Nigeria to suffer 3.5 traffic loss, 91, 380 job cut, $0.76 revenue-IATA
- S/Africa tops continent’s losses
The International Air Transport Association (IATA) strengthened its call for urgent action from governments in Africa and the Middle East to provide financial relief to airlines.
IATA stated this In its latest scenario for potential revenue loss by carriers in Africa and the Middle East which it said has reached $23 billion ($19 billion in the Middle East and $4 billion in Africa).
This it noted translates into a drop of industry revenues of 32 per cent for Africa and 39 per cent for the Middle East for 2020 as compared to 2019.
On a country to country impact analysis, the clearing house for over 290 global airlines said the COVID-19 pandemic will see Nigeria’s air traffic figure decline by 3.5 million, resulting in a $ 0.76 billion revenue loss, risking 91,380 jobs and $0.65 billion in contribution to Nigeria’s economy.
This is a higher projection figure compared to the one released two weeks ago where it forecast that COVID-19 could result in 853,000 loss in passenger volumes and $170 million loss in base revenues in Nigeria.

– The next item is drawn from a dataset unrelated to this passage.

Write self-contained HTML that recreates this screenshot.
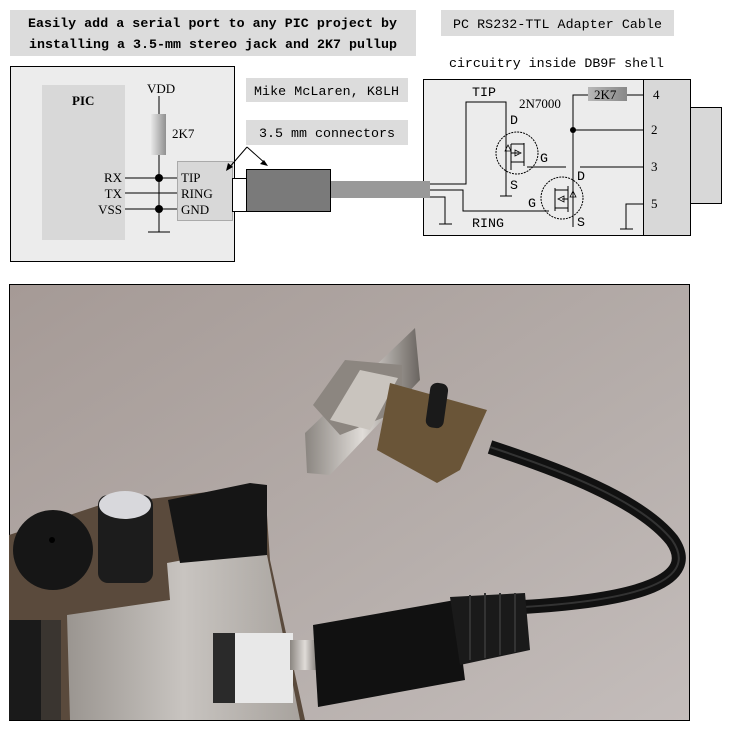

South Africa with the biggest air transport market is going to be the biggest hit with 10.7 million fewer passengers resulting in a $2.29 billion revenue loss, risking 186,850 jobs and $3.8 billion in contribution to South Africa’s economy.
According to IATA, Kenya is expected to see 2.5 million fewer passengers resulting in a $ 0.54 billion revenue loss, risking 137,965 jobs and $1.1 billion in contribution to Kenya’s economy.
Ethiopia on the other hand is projected to 1.6 million fewer passengers resulting in a $0.3billion revenue loss, risking 327,062 jobs and $1.2 billion in contribution to Ethiopia’s economy.
In a teleconference by the Regional Vice President, Africa & Middle East, International Air Transport Association (IATA), Muhammad Albakri, the group called on governments in Africa and Middle East to help minimize the broad damage that these losses would have across the African and Middle East economies.
He said it is vital that governments step up their efforts to aid the industry to provide relief from the effect of COVID-19.
He lauded some that already taken direct action to support aviation including the United Arab Emirates and Qatar, but added that help is needed.
His words, “We are also starting to see several governments in the region providing some financial and tax reliefs, including deferral of aircraft lease payments by the government of Cabo Verde, extension of VAT refund payment dates in Saudi Arabia and positive considerations for financial relief from governments across the region including Jordan, Rwanda, Angola and the UAE”.
“The air transport industry is an economic engine, supporting up to 8.6 million jobs across Africa and the Middle East and $186 billion in GDP. Every job created in the aviation industry supports another 24 jobs in the wider economy”.
“Governments must recognize the vital importance of the air transport industry, and that support is urgently needed. Airlines are fighting for survival in every corner of the world. Travel restrictions and evaporating demand mean that, aside from cargo, there is almost no passenger business.
‘Failure by |Governments to act now will make this crisis longer and more painful. Airlines have demonstrated their value in economic and social development in Africa and the Middle East and governments need to prioritize them in rescue packages.
“Healthy airlines will be essential to jump-start the Middle East and global economies post-crisis,” said Muhammad Al Bakri, IATA’s Regional Vice President for Africa and the Middle East”.
Al Bakri lauded some aviation regulators like Ghana, Morocco, South Africa, Saudi Arabia and for agreeing a full-season waiver to the slot use rule.
This, he noted would enable airlines and airports greater flexibility for this season and greater certainty for summer.